• **TASK DIRECTIONS**: Only the lines from the one containing "Recreate this image" down to the one containing "from bokeh.resources import INLINE" should be printed, exactly as they stand, ends included.

• **AVAILABLE DATA**:
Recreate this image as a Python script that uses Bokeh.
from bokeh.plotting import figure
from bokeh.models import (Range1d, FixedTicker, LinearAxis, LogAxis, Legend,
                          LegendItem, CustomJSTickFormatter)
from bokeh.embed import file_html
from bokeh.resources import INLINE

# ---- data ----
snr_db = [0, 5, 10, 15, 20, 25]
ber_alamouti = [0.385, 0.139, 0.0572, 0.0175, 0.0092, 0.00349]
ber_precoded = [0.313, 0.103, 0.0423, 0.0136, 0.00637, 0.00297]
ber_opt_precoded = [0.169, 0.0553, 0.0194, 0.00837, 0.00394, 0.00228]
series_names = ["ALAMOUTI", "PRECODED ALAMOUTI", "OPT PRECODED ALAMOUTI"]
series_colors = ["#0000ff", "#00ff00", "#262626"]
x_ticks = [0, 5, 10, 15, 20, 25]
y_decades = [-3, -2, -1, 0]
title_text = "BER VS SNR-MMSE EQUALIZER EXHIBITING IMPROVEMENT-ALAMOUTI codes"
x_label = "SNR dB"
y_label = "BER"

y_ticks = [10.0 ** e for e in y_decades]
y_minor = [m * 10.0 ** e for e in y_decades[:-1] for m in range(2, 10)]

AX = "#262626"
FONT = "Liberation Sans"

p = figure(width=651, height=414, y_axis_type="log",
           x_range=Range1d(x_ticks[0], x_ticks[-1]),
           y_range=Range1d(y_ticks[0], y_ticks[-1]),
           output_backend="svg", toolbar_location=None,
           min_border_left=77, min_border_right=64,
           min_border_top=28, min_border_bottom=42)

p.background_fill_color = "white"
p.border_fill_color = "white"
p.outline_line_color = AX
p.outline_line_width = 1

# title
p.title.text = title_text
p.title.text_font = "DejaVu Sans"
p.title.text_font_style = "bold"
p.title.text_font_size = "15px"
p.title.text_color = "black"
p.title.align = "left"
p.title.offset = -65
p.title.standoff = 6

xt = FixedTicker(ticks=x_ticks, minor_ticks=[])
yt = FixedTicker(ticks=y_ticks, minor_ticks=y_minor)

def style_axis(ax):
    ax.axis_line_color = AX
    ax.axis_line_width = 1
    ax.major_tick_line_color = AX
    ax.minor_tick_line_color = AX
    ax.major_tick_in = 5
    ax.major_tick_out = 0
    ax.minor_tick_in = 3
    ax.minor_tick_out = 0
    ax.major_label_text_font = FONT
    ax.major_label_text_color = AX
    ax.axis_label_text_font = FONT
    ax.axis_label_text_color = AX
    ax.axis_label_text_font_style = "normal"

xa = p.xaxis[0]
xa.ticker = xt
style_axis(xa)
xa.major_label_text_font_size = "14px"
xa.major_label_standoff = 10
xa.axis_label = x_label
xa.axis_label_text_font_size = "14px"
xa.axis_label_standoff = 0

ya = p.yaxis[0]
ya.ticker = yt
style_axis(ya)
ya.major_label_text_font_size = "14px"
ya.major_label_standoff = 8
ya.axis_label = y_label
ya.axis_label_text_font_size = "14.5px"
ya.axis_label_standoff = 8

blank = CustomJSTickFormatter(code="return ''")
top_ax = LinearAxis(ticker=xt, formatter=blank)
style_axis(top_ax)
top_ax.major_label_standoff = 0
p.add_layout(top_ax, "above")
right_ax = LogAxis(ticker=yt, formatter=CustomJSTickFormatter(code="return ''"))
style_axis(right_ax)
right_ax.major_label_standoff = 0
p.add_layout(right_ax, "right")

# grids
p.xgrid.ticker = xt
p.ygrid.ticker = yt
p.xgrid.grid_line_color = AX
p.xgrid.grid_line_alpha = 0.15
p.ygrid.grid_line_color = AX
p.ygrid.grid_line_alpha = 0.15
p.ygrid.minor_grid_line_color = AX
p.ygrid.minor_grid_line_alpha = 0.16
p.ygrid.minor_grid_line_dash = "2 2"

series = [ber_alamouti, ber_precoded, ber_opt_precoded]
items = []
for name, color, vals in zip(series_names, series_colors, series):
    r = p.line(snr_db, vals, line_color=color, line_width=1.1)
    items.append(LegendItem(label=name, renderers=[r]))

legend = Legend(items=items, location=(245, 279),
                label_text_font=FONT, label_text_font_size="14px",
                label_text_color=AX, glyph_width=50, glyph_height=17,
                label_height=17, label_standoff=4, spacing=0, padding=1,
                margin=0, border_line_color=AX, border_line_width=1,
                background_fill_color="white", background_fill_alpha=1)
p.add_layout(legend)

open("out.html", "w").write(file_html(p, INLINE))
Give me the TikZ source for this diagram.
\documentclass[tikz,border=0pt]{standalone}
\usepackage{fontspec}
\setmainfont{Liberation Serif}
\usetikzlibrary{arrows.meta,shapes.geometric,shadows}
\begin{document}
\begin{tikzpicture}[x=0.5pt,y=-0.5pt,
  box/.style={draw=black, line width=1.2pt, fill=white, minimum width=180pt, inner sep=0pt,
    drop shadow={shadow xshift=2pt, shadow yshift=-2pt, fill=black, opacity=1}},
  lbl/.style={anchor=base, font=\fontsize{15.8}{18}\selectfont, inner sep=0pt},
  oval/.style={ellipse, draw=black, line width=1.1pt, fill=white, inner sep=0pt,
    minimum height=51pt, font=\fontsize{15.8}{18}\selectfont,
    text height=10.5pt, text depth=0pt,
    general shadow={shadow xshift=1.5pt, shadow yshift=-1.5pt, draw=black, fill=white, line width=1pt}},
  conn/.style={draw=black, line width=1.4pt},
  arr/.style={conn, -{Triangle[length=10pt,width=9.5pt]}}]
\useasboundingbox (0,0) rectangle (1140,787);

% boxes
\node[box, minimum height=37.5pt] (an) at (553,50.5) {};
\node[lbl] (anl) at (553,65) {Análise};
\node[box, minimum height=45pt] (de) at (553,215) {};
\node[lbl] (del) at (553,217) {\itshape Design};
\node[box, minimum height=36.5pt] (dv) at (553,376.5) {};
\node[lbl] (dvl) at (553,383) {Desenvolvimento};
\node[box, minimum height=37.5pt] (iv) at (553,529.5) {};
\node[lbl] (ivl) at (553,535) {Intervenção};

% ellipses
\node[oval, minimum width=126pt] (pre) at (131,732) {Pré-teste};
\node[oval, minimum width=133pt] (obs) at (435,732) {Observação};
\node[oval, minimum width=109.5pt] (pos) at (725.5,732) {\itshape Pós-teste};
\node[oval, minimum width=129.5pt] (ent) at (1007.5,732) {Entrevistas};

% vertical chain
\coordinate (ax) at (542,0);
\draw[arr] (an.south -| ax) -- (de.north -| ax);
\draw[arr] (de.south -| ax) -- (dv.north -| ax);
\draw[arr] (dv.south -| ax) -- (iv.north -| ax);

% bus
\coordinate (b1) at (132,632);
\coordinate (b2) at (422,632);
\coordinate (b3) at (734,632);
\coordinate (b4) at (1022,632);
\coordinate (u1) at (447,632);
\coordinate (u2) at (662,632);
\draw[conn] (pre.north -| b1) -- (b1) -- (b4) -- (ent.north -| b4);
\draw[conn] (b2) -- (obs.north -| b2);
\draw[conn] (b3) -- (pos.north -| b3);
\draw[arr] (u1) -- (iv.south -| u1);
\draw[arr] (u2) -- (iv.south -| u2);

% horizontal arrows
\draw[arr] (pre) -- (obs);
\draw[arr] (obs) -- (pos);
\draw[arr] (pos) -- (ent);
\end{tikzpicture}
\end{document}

==

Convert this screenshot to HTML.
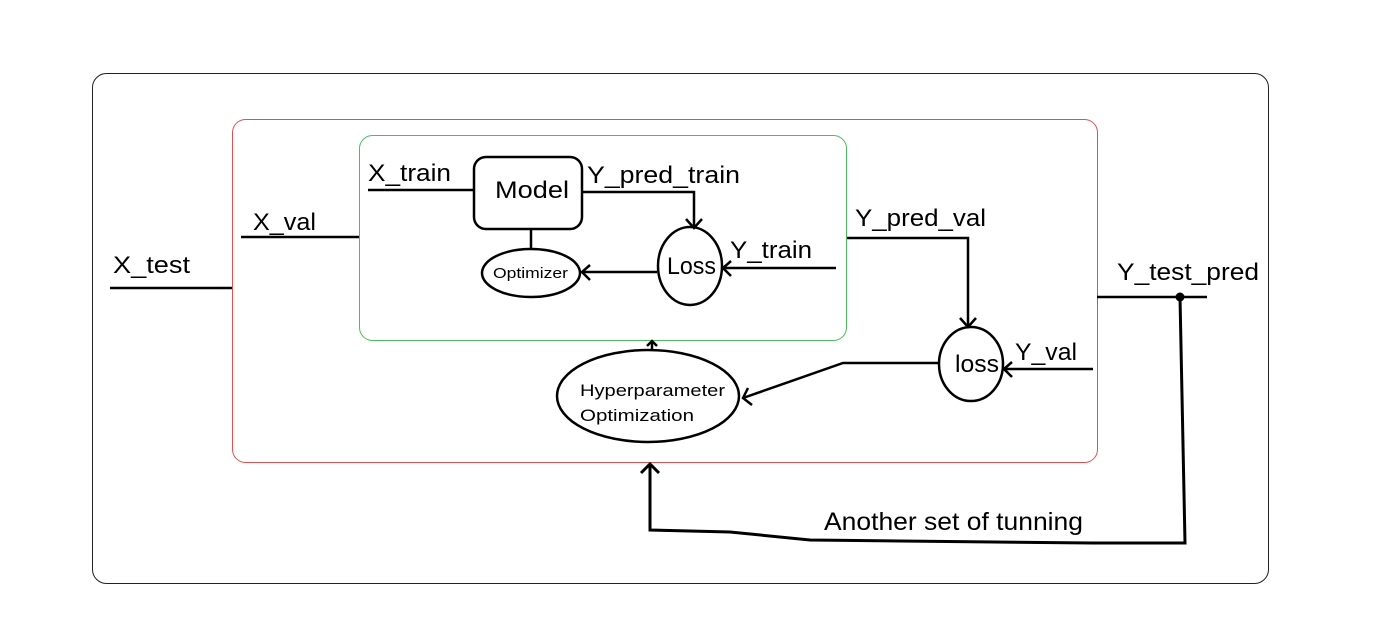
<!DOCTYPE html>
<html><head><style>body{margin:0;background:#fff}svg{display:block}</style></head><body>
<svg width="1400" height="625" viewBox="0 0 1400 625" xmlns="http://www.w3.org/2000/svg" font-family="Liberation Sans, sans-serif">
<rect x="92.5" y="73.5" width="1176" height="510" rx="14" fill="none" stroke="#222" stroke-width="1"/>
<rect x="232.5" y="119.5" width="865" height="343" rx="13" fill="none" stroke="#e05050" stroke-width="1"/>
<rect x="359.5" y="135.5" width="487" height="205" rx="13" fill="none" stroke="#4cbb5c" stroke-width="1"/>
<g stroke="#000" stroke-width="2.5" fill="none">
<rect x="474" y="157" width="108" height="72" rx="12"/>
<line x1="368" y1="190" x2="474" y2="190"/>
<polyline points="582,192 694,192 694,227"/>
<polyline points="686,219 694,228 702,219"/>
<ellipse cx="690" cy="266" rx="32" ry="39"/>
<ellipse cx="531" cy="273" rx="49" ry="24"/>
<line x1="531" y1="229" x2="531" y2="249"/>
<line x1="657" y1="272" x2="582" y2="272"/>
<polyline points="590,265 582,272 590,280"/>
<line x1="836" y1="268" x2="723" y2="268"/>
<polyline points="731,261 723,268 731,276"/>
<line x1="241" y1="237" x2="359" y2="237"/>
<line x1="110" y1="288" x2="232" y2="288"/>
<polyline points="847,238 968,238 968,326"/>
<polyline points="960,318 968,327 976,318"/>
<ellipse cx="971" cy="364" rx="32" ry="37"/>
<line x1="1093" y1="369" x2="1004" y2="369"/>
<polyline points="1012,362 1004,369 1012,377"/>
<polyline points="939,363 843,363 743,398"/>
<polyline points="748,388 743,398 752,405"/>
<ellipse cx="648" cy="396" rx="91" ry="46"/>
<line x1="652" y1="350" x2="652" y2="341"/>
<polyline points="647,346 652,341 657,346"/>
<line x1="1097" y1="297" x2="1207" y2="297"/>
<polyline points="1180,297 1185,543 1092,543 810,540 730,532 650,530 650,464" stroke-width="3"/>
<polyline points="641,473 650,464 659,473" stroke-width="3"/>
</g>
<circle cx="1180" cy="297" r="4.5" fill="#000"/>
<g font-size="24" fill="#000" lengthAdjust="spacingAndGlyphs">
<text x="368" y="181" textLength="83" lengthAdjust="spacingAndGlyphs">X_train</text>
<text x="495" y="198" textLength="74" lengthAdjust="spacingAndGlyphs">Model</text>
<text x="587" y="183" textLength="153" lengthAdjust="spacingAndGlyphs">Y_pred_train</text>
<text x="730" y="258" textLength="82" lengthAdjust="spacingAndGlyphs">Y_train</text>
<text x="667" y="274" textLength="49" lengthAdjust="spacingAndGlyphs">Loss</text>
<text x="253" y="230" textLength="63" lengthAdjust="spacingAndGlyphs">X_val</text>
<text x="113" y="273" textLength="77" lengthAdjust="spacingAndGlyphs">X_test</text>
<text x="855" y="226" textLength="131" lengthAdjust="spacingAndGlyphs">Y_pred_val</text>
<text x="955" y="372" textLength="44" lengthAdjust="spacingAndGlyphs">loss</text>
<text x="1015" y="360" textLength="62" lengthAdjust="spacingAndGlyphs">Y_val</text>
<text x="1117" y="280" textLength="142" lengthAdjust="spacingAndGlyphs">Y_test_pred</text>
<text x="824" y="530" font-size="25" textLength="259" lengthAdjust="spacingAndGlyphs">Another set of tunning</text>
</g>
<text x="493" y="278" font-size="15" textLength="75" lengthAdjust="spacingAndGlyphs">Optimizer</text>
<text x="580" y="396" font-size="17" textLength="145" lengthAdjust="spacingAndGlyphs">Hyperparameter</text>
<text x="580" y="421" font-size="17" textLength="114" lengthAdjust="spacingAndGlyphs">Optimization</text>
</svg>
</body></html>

• **RESULT OF THE EXERCISE**:
Recreate this image as a Python script that uses Bokeh.
from bokeh.plotting import figure
from bokeh.models import (Range1d, FixedTicker, LinearAxis, LogAxis, Legend,
                          LegendItem, CustomJSTickFormatter)
from bokeh.embed import file_html
from bokeh.resources import INLINE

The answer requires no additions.